Idea I’m toying with:
-20-somethings have far better jobs/more money than the 20-somethings of 10-15 years ago
-At the same time, they either can’t afford or are being outbid on houses by older Millennials
-that leaves a lot of excess cash for leisure/gambling/investing
Even as the labor market has improved, it doesn’t seem like marriage/having kids/buying houses is happening earlier for this cohort of 20-somethings, so where else is the money supposed to go? Not sure if this is a one-time dynamic or a new normal.
Good one here — anecdotally, young people spend way way more going to their friends’ weddings than even people my age did when we were 27-33.
1/Biggest structural changes since 2019:
-impact on urban downtowns/CRE from remote/hybrid work
-auto industry capex (and sales) shifting from ICE to EV, particularly outside the US
-Silicon Valley firmly focused on AI instead of the 2010’s growth vectors
-dawn of the GLP-1 era
2/ -Abortion/courts now being an issue that benefits Democrats rather than Republicans
-Solar energy being a much larger share of global power generation/installation
-Streaming has won, the cable bundle in “runoff mode”
-the decade of college-educated burbs rather than cities
3/ -I’m less sure about whether inflation/interest rates belong here than I would have a year ago. Think we’ll know more after 2024
-supply chains shifting from China to Vietnam/India/Mexico
-China now a massive force in the global auto industry
-China’s econ boom over?
Something you hear at the end of every US expansion is “We’ve exhausted [growth pattern of the last cycle], where’s the growth going to come from?” And the magic of the US is we always find some new growth model that’s different from the prior one.
I didn’t appreciate this in 2008 when critics said “We don’t need any more big box stores, everyone has borrowed too much money, the suburbs are tapped out” which was true, but then we got an urban/tech-centric growth cycle plus the fracking boom.
The obvious one right now is “unemployment is structurally low and we’re not going to find another billion workers to add to the global economy” but that just means the next growth cycle can’t be as [cheap] labor-intensive as the past 40 years. We’ll find something else.
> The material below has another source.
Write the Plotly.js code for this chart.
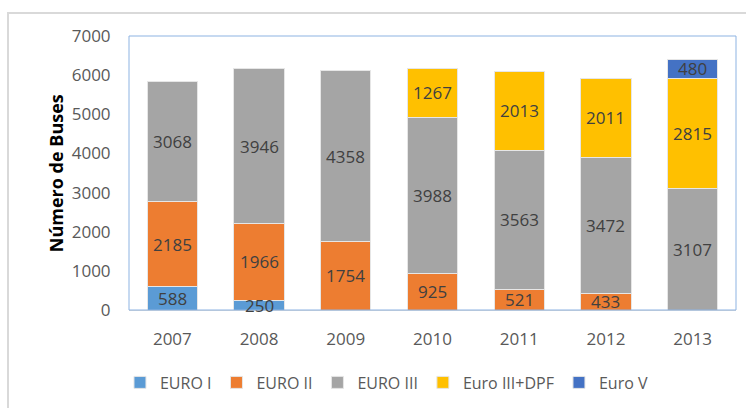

While “textbook macro pessimists” wait for another shoe in the economy to drop, another thing for them to consider is coming into the pandemic, we were at the tail end of a 15-month downtown/stall in the manufacturing economy:
This is part of what made the March 2020 equity selloff so tough — we were at the start of a cyclical upturn. And obviously, we then got one a month later from stimulus and such, but it’s important in the context of thinking about typical recession risk dynamics.
So as we think about things now, the real economy was pretty de-risked heading into the pandemic. Then we got some pandemic-specific excesses, but outside of tech nobody was going hog-wild with investment and capex activity in 2020-22, they were just trying to survive.
It’s too early for this but my gut feeling is we’re looking at a 217-217 House pending Palm Springs CA-41.
Realistically we should be prepared for both parties to have the majority at some point (or multiple points) of 2023-24.
What’s going to be different is both parties will identify 3+ majority-making seats they believe they’ll win back in 2024. Lots of cross-pressures. This isn’t an environment where the Freedom Caucus will be able to extract much.